At the end of last year, reports that the designer Alexander Wang sexually assaulted and harassed men and trans women circulated on social media. In a post on TikTok, the model Owen Mooney accused Wang of groping him at a club in New York in 2017. Mooney told The Business of Fashion that he decided to name Wang in the post after he learned of similar allegations against the designer. “I was sickened and shocked I was not the only victim of his behavior,” Mooney told the outlet. “So I felt it was necessary to stand with these people and say his name out loud.” Four other men who remain anonymous told BoF that they’d had similar experiences with Wang at clubs or parties.
Wang denied the accusations, saying in a statement on New Year’s Eve that he “never engaged in the atrocious behavior described and would never conduct myself in the manner that’s been alleged.” On Thursday the prominent victims’ rights lawyer Lisa Bloom told The New York Times that she is representing 10 men with allegations against Wang and his company.
One of the men is the stylist and fashion archivist David Casavant, who told the paper that Wang pulled down his pants and underwear at a Brooklyn club in 2017. Casavant was drunk, telling the Times, “I was so apparently in a vulnerable state,” and that he thought Wang’s intention was to “humiliate” him. (Through a lawyer Wang denied pulling down Casavant’s pants and underwear, writing that Casavant had an “irrefutable yearslong personal animus.” In response Bloom said that “Casavant stands by his account. Mr. Wang’s ridiculous personal attacks on him say more about Mr. Wang than they do about him.”)
Casavant told the Times that he decided to come forward about the allegation after Wang released his statement denying the accusations made last year.

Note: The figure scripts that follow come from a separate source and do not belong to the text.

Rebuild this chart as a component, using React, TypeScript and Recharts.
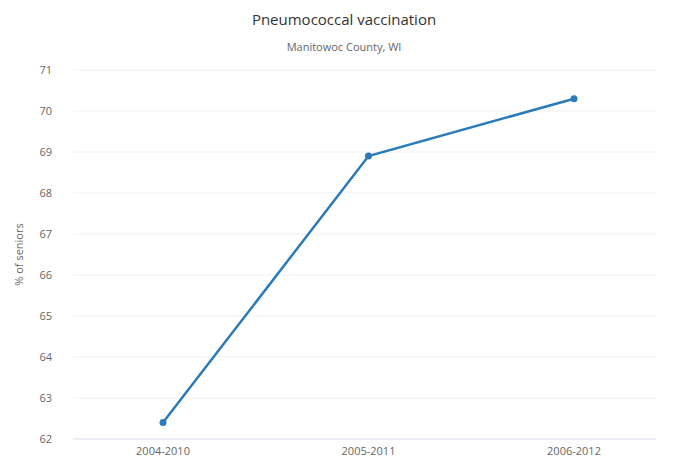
import React from 'react';
import { LineChart, Line, XAxis, YAxis, CartesianGrid } from 'recharts';

const periods = ['2004-2010', '2005-2011', '2006-2012'];
const seniorsPct = [62.4, 68.9, 70.3];
const yTicks = [62, 63, 64, 65, 66, 67, 68, 69, 70, 71];

const chartData = periods.map((period, i) => ({ period, value: seniorsPct[i] }));

const font = '"Open Sans", "DejaVu Sans", sans-serif';

const App: React.FC = () => {
  return (
    <div style={{ position: 'absolute', left: 0, top: 0, width: 688, height: 462, background: '#fff', fontFamily: font }}>
      <div style={{ position: 'absolute', top: 9, width: 688, textAlign: 'center', fontSize: 15, color: '#333' }}>
        Pneumococcal vaccination
      </div>
      <div style={{ position: 'absolute', top: 39, width: 688, textAlign: 'center', fontSize: 11, color: '#666' }}>
        Manitowoc County, WI
      </div>
      <LineChart
        width={688}
        height={462}
        data={chartData}
        margin={{ top: 70, right: 32, left: 0, bottom: 0 }}
      >
        <CartesianGrid vertical={false} stroke="#f0f0f0" />
        <XAxis
          dataKey="period"
          scale="point"
          padding={{ left: 90, right: 82 }}
          height={23}
          tickLine={false}
          axisLine={{ stroke: '#dde3ee' }}
          tick={{ fontSize: 11, fill: '#666', fontFamily: font }}
        />
        <YAxis
          domain={[62, 71]}
          ticks={yTicks}
          width={73}
          tickLine={false}
          axisLine={false}
          tickMargin={15}
          tick={{ fontSize: 11, fill: '#666', fontFamily: font }}
          label={{
            value: '% of seniors',
            angle: -90,
            position: 'insideLeft',
            offset: 19,
            style: { textAnchor: 'middle', fontSize: 11, fill: '#666', fontFamily: font },
          }}
        />
        <Line
          type="linear"
          dataKey="value"
          stroke="#2b7bba"
          strokeWidth={2.5}
          dot={{ r: 3.5, fill: '#2b7bba', stroke: '#2b7bba', strokeWidth: 0 }}
          isAnimationActive={false}
        />
      </LineChart>
    </div>
  );
};

export default App;
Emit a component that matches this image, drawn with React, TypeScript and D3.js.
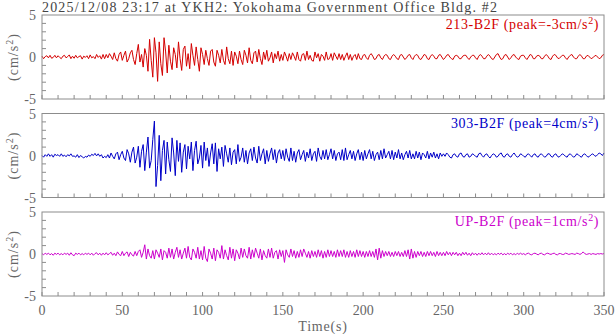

As BoF noted in January, anonymous reports about Wang’s alleged behavior appeared on social media a few years ago. Wang, who rose to fashion fame in part through his reputation as a noted nightlife figure, continued to hold New York Fashion Week parties in the years to come. But the focus now seems to have shifted firmly from the glamour and excitement of the parties Wang attended and held to his behavior at them. “I didn’t like the idea that people could be branded as liars who weren’t,” Casavant told the Times. “I didn’t feel a necessary response from the fashion industry about it. Which I can understand—I get it, they were mainly anonymous, so that’s fine. But here I am. I’m sitting in front of you. I’m saying who I am. I’m not anonymous anymore.”